-- begin --
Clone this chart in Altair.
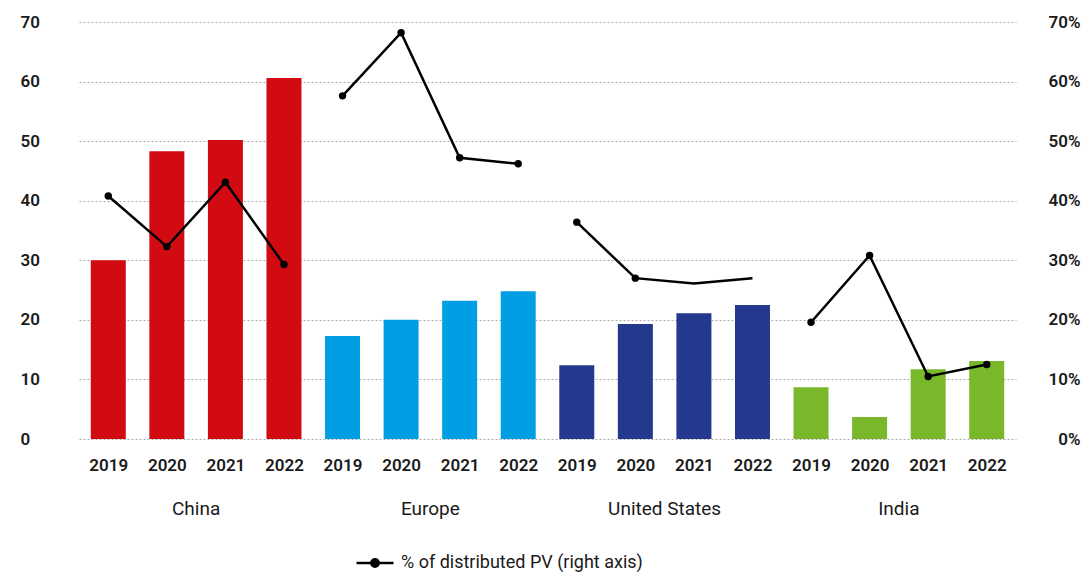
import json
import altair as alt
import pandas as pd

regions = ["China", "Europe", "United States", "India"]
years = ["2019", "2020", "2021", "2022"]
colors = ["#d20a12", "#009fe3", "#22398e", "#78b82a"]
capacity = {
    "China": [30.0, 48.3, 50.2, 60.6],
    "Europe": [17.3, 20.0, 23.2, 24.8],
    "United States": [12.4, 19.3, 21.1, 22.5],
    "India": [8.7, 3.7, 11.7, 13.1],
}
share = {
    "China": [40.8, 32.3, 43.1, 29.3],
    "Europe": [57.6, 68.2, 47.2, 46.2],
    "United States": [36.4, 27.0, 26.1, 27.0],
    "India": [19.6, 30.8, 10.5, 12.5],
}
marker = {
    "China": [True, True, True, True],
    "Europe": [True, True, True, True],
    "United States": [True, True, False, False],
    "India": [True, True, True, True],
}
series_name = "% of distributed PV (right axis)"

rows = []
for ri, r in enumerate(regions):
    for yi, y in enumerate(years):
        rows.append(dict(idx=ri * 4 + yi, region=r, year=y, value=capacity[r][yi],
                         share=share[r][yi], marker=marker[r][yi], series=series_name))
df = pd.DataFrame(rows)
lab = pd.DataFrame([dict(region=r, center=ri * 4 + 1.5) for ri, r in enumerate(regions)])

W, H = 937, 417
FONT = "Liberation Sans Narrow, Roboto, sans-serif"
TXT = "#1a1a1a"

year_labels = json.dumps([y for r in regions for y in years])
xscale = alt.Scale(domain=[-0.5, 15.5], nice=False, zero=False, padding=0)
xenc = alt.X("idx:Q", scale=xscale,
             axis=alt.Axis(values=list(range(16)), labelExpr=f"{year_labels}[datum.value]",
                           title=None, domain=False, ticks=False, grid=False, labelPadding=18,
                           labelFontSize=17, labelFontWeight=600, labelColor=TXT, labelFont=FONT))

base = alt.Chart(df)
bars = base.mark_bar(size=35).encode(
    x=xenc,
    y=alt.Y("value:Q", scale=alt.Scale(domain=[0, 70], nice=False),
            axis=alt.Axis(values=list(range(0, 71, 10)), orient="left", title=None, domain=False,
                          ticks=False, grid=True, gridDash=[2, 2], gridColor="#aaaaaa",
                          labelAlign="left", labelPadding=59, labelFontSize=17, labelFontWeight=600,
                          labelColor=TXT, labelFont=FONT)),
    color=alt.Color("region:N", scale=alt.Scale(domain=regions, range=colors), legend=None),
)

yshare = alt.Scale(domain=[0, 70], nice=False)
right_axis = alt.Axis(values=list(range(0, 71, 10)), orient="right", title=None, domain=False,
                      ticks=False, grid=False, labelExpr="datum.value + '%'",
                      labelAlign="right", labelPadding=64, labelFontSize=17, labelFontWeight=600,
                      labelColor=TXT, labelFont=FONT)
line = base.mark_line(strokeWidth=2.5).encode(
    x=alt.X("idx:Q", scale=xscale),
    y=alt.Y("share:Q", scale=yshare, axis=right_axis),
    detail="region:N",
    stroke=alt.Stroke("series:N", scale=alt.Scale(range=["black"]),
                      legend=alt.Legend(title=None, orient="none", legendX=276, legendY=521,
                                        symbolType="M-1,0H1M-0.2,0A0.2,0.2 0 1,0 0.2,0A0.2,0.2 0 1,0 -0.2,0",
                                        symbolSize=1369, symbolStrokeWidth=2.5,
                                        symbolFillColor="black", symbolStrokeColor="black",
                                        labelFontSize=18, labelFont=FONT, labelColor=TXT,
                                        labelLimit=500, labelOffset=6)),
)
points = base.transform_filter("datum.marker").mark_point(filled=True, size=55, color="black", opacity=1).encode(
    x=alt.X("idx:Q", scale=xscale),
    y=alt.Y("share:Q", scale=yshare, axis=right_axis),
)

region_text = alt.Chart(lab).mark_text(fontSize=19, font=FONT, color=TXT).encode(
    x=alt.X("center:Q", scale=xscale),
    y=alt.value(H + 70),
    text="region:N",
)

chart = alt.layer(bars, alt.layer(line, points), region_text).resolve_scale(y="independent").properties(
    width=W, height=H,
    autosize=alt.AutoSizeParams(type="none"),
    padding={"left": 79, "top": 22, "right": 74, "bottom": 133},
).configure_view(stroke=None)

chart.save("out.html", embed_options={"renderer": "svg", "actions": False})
-- end --
-- begin --
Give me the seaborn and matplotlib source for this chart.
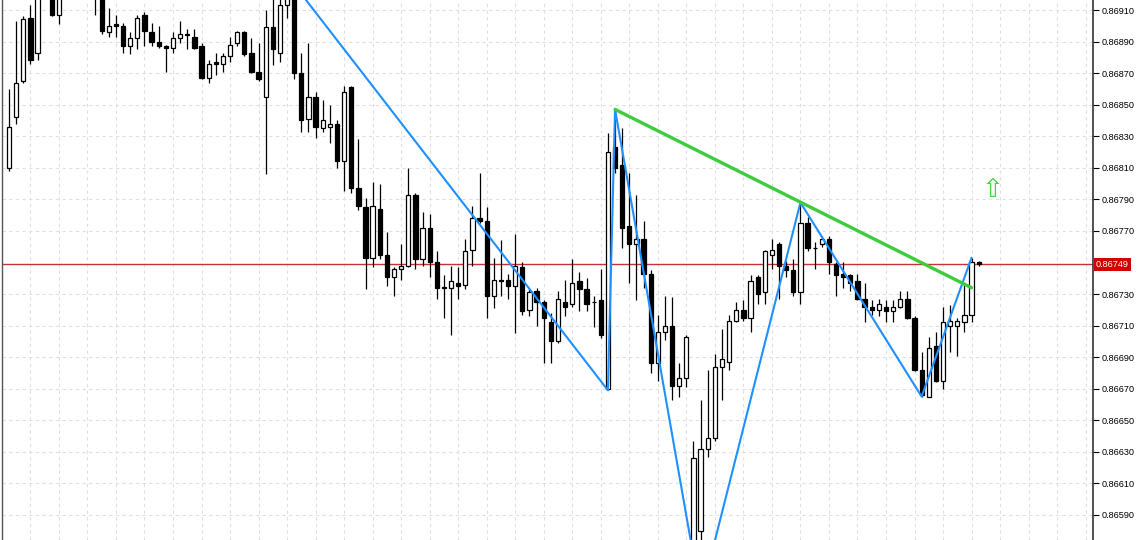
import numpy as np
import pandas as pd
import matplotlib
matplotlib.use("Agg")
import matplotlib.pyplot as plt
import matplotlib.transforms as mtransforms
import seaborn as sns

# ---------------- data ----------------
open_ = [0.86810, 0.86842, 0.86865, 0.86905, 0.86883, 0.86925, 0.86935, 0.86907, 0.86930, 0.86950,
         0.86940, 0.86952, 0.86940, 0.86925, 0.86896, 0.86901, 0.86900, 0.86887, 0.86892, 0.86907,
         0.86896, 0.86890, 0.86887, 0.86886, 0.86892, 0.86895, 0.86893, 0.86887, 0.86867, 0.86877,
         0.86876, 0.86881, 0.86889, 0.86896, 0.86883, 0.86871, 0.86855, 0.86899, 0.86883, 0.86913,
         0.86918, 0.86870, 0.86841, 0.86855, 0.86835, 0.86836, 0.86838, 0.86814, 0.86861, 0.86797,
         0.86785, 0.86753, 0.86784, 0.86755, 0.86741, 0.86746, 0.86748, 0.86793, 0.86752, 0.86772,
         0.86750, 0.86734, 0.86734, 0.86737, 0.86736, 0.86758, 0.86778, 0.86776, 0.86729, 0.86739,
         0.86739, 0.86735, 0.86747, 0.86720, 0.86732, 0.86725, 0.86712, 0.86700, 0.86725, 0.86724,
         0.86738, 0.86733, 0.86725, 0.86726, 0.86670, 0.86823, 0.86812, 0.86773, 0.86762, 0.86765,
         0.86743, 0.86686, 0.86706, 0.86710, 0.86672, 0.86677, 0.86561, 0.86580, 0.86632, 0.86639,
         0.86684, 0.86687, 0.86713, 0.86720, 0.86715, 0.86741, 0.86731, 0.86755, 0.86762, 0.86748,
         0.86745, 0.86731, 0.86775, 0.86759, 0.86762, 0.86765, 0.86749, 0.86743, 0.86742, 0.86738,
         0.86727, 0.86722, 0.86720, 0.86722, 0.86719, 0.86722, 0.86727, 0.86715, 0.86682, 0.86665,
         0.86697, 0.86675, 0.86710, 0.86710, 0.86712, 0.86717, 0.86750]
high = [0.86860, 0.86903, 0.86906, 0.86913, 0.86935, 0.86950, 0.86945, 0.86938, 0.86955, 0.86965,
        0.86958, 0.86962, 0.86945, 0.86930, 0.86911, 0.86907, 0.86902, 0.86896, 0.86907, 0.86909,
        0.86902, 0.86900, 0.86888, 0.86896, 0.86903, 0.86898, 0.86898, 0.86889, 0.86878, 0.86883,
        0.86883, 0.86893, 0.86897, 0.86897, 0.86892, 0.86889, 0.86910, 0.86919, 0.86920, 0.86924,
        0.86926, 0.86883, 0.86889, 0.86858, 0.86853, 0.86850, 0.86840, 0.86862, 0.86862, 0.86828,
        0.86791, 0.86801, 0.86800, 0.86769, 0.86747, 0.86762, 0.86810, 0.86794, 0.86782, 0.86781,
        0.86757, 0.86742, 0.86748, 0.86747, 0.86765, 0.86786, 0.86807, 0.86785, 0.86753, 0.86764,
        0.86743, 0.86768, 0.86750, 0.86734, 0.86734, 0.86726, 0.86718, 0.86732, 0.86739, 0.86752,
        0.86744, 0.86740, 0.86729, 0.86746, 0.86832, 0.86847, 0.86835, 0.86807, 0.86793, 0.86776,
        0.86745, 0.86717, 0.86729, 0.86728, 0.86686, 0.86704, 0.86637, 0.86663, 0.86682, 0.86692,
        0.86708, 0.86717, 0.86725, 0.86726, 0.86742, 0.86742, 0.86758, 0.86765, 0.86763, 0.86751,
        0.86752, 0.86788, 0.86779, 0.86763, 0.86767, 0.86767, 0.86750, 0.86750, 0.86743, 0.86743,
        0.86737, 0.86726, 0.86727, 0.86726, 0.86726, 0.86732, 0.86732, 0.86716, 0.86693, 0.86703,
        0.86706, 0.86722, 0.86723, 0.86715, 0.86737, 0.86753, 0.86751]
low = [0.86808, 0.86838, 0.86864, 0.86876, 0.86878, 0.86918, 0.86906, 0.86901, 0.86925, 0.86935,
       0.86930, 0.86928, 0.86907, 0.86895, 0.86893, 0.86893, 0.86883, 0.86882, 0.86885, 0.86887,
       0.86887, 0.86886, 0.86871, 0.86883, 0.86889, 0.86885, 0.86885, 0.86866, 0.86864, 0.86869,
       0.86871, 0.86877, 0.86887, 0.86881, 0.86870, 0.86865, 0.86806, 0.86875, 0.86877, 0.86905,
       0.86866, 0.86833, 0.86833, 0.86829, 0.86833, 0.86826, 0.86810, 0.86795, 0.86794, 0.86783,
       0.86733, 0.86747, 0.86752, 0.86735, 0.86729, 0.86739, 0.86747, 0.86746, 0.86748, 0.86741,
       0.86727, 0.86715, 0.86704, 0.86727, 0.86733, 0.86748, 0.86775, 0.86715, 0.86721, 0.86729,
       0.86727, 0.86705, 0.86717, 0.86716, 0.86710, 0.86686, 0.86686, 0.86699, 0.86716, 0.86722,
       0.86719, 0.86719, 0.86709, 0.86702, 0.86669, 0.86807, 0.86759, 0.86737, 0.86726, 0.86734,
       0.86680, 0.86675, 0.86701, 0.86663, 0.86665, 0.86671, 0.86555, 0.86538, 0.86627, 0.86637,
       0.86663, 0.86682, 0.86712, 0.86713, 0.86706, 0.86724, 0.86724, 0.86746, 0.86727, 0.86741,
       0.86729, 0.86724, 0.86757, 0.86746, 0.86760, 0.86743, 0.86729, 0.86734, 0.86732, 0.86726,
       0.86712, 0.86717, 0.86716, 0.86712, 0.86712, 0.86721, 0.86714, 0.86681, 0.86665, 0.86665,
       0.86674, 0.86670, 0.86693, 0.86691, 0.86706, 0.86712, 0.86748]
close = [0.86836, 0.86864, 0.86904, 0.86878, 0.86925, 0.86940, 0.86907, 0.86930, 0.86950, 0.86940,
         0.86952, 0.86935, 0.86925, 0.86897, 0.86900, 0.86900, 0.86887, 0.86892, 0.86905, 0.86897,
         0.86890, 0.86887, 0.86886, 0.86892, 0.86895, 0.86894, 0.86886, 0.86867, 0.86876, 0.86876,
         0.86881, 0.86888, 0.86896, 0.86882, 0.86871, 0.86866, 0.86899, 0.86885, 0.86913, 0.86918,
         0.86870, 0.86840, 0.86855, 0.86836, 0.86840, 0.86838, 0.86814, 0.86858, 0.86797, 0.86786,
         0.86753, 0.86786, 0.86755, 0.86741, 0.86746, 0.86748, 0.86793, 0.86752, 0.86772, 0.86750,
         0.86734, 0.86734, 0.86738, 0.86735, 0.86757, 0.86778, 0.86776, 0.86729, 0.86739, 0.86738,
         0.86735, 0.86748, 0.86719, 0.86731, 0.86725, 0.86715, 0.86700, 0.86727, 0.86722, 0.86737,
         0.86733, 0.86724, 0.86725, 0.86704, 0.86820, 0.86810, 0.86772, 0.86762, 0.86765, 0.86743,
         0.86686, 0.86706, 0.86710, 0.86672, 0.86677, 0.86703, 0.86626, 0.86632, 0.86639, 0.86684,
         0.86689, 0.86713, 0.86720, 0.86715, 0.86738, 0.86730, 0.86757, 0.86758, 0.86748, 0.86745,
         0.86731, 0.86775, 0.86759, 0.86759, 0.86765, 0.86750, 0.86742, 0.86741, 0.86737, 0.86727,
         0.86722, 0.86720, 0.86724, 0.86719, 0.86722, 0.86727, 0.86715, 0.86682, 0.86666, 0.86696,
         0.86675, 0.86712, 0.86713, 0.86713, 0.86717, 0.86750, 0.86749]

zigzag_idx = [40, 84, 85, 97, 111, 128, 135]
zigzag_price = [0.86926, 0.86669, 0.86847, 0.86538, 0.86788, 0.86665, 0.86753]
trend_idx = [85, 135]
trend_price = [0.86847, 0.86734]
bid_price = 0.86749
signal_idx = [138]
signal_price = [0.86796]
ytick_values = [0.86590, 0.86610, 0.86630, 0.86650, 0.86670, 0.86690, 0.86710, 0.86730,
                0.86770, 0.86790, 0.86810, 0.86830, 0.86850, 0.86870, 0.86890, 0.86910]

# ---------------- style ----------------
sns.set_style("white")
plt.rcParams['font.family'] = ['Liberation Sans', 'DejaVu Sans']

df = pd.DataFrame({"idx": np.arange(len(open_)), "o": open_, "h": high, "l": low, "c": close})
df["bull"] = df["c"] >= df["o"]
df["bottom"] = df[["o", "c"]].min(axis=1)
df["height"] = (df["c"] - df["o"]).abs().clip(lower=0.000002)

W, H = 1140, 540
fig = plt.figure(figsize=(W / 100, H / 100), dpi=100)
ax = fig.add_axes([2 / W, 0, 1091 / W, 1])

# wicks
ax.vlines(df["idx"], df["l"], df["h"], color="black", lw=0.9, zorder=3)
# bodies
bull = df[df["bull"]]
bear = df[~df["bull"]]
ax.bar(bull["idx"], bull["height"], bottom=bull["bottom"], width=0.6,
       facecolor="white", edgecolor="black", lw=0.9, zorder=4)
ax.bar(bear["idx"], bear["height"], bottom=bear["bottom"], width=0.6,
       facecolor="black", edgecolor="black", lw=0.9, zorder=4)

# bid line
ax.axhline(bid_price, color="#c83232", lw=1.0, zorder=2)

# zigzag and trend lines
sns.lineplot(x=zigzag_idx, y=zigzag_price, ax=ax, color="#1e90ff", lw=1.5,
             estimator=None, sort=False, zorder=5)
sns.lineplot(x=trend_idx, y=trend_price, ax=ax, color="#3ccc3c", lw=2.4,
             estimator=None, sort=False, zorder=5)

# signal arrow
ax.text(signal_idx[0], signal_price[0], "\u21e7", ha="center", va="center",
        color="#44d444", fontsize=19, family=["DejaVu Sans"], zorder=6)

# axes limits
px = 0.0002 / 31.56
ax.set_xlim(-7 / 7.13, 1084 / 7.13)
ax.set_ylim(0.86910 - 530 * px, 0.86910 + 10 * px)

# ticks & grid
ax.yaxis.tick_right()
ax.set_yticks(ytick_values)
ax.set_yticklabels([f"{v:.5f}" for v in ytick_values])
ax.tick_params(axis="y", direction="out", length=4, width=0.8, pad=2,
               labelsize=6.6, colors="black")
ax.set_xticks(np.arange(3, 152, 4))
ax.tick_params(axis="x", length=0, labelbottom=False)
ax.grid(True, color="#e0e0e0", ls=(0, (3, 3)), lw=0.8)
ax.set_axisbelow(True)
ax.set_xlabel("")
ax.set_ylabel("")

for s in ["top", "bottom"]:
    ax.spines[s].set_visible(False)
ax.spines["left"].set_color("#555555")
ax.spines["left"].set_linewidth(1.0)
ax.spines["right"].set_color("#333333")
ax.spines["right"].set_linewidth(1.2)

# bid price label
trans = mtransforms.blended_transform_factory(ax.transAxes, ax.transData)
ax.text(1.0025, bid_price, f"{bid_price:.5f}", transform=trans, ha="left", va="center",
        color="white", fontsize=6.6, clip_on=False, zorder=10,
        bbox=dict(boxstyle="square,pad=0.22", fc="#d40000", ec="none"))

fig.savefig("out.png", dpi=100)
-- end --
-- begin --
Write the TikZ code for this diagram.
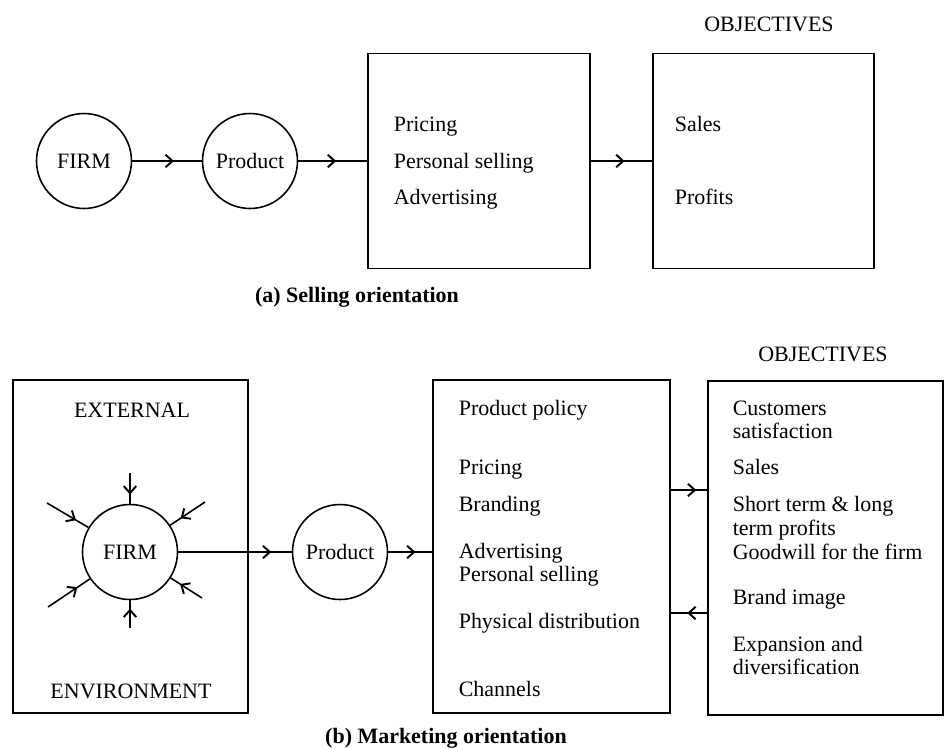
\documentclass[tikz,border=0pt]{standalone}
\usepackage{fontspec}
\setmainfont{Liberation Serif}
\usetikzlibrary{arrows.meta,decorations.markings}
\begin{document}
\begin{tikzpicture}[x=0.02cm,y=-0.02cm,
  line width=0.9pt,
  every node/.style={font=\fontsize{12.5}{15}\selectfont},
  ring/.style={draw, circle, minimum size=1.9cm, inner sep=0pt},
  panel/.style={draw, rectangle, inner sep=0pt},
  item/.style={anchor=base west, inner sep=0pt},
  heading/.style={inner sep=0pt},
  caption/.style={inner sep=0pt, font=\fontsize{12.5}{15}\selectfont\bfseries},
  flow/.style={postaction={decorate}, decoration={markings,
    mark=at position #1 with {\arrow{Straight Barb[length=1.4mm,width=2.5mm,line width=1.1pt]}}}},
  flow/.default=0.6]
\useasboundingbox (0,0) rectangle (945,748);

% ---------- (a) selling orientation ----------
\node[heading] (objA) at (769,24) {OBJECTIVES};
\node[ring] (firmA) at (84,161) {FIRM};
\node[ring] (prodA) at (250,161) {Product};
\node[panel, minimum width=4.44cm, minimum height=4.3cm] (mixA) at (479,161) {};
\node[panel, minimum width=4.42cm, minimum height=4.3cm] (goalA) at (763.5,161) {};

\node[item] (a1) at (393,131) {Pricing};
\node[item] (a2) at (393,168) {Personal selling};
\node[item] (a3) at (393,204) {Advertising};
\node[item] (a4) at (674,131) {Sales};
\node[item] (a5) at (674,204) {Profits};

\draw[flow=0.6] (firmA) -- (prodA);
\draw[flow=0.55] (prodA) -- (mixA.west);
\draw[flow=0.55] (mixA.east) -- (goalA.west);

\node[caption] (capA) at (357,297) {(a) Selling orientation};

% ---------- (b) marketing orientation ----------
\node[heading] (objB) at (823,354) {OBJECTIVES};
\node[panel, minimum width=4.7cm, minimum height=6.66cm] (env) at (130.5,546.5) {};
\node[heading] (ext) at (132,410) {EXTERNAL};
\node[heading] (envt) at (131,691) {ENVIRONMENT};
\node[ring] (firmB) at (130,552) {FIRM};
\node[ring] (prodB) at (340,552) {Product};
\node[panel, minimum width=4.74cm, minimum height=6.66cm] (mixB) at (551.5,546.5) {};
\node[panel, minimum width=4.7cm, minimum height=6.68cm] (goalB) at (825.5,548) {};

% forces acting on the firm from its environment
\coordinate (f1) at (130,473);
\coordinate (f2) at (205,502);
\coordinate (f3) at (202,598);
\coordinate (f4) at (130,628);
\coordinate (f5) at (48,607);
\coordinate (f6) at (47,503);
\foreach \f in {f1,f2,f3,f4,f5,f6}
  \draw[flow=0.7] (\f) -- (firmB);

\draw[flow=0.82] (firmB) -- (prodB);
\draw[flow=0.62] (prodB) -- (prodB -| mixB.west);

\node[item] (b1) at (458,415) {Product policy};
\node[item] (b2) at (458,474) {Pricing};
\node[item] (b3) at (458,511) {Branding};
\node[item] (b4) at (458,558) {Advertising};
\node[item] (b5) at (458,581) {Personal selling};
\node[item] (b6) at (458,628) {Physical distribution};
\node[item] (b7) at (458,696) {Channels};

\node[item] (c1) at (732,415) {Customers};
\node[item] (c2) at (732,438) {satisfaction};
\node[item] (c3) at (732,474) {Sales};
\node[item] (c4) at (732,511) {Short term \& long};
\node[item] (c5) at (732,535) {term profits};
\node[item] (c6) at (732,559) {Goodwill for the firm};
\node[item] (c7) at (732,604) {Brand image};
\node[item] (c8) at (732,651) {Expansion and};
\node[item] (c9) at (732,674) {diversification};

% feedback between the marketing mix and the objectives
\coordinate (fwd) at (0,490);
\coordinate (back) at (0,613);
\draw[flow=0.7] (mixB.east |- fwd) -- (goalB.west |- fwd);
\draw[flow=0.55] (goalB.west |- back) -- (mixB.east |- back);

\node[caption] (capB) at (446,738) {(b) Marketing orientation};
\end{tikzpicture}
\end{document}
-- end --
Going through the records above, state how many lines carry "this", with no other text.

Exercise answer
3